The founders hated the idea of liberal democracy. It's why the US is not a liberal democracy but a constitutional republic. You seem to be very keen on what the US was founded for. It wasn't for equality and it certainly wasn't for liberal democracy.

It's hard to take you seriously when you claim to be chinese and you spout anti-chinese propaganda. Not just in this comment but your other comments - "false moral equivalence", "US was founded on the idea of all men are created equal", etc. It would be like an iraqi claiming that the US invaded iraq to bring freedom. You sound exactly like gordon chang except I don't think he's aspiring to be a hacker. And for an aspiring hacker you sure seem down on your state propaganda.

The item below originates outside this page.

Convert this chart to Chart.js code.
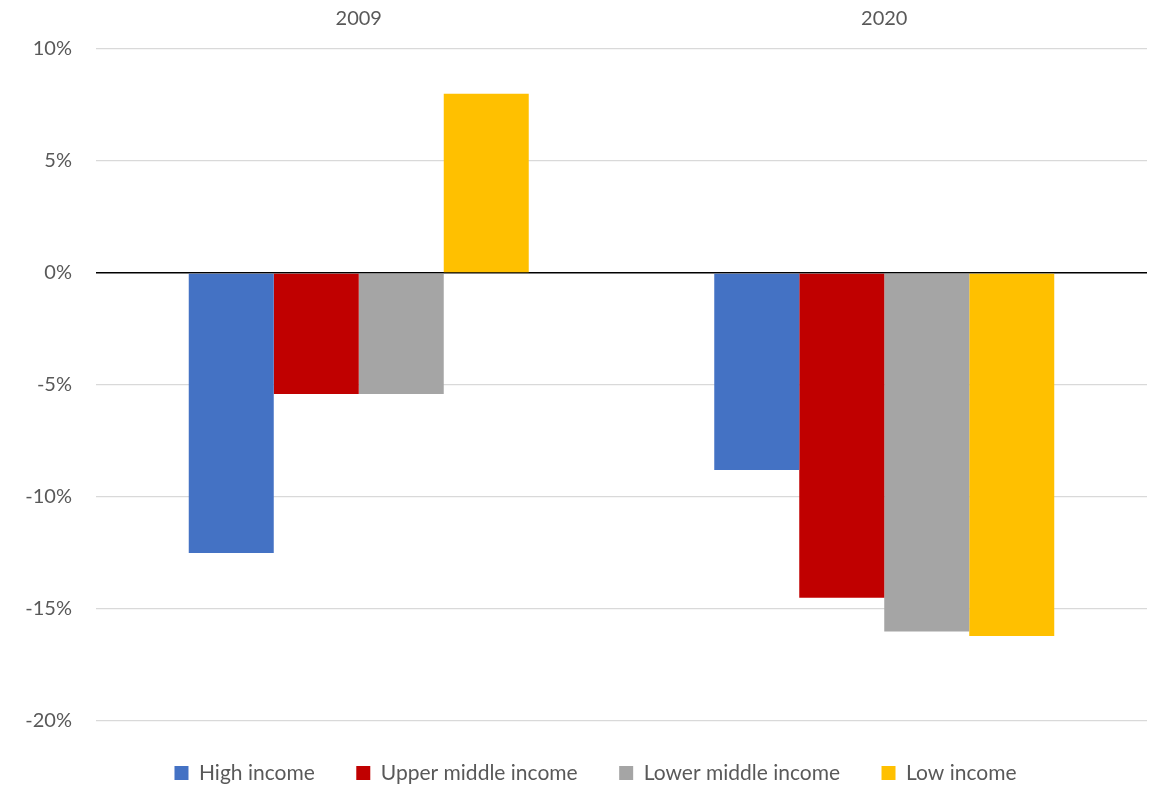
<!DOCTYPE html>
<html>
<head>
<meta charset="utf-8">
<script src="https://cdn.jsdelivr.net/npm/chart.js@4.4.0/dist/chart.umd.min.js"></script>
<style>
  html, body { margin: 0; padding: 0; background: #ffffff; }
  #wrap { width: 1158px; height: 786px; position: relative; }
</style>
</head>
<body>
<div id="wrap"><canvas id="chart"></canvas></div>
<script>
// Change by income group, in percent
const years = ['2009', '2020'];
const highIncome = [-12.5, -8.8];
const upperMiddleIncome = [-5.4, -14.5];
const lowerMiddleIncome = [-5.4, -16.0];
const lowIncome = [8.0, -16.2];
const yTicks = [10, 5, 0, -5, -10, -15, -20];

const seriesNames = ['High income', 'Upper middle income', 'Lower middle income', 'Low income'];
const seriesColors = ['#4472C4', '#C00000', '#A5A5A5', '#FFC000'];
const seriesValues = [highIncome, upperMiddleIncome, lowerMiddleIncome, lowIncome];

const FONT = "Lato, 'Liberation Sans', sans-serif";
const TEXT = '#595959';

// Center the legend row under the span from the tick labels to the right edge
const legendOffset = {
  id: 'legendOffset',
  afterLayout(chart) {
    if (chart.legend) chart.legend.left += 44;
  }
};

new Chart(document.getElementById('chart'), {
  type: 'bar',
  data: {
    labels: years,
    datasets: seriesNames.map((name, i) => ({
      label: name,
      data: seriesValues[i],
      backgroundColor: seriesColors[i],
      borderWidth: 0,
      categoryPercentage: 0.647,
      barPercentage: 1.0
    }))
  },
  plugins: [legendOffset],
  options: {
    responsive: true,
    maintainAspectRatio: false,
    animation: false,
    layout: { padding: { left: 0, right: 11, top: 0, bottom: -7.5 } },
    plugins: {
      tooltip: { enabled: false },
      legend: {
        position: 'bottom',
        labels: {
          color: TEXT,
          font: { family: FONT, size: 21 },
          boxWidth: 14,
          boxHeight: 14,
          padding: 41.5
        }
      }
    },
    scales: {
      x: {
        position: 'top',
        grid: { display: false, drawTicks: false },
        border: { display: false },
        ticks: { color: TEXT, font: { family: FONT, size: 20 }, padding: 18 },
        afterFit: (axis) => { axis.height = 49; }
      },
      y: {
        min: -20,
        max: 10,
        afterBuildTicks: (axis) => { axis.ticks = yTicks.map(v => ({ value: v })); },
        grid: {
          drawTicks: false,
          color: (c) => (c.tick && c.tick.value === 0 ? '#000000' : '#D9D9D9'),
          lineWidth: (c) => (c.tick && c.tick.value === 0 ? 1.5 : 1.3)
        },
        border: { display: false },
        ticks: {
          color: TEXT,
          font: { family: FONT, size: 20 },
          padding: 24,
          callback: (v) => v + '%'
        },
        afterFit: (axis) => { axis.width = 96; }
      }
    }
  }
});
</script>
</body>
</html>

Xinjian, Tibet, Inner Mongolia, Taiwan are all non-chinese territories. china is also claiming maritime rights into neighboring territories that don't belong to them.
So does every country, but not at whatever cost, i.e. it does NOT deserve the "right" to systematically commit racism or genocides against people who are not Han simply because they are in the way.
No disagreements there
When they wrote "all men are created equal," they had black slaves. Why do you take their words at face value?

It's possible to have this conversation without framing it as some sort of binary choice between xi jinping's happy social currency reeducation camp club, and white america's causally racist military industrial imperialism. Imo you can't love your country without always seeking to improve it.

My comment doesn't contradict anything that you're saying. I pointed out that America has made many grave mistakes, such as slavery, and that we can still improve America today. The words of the Declaration of Independence are an inspiration and mandate to work towards the goal of equality.

Our founding fathers were certainly hypocrites and flawed men, but that doesn't invalidate the truth of their words.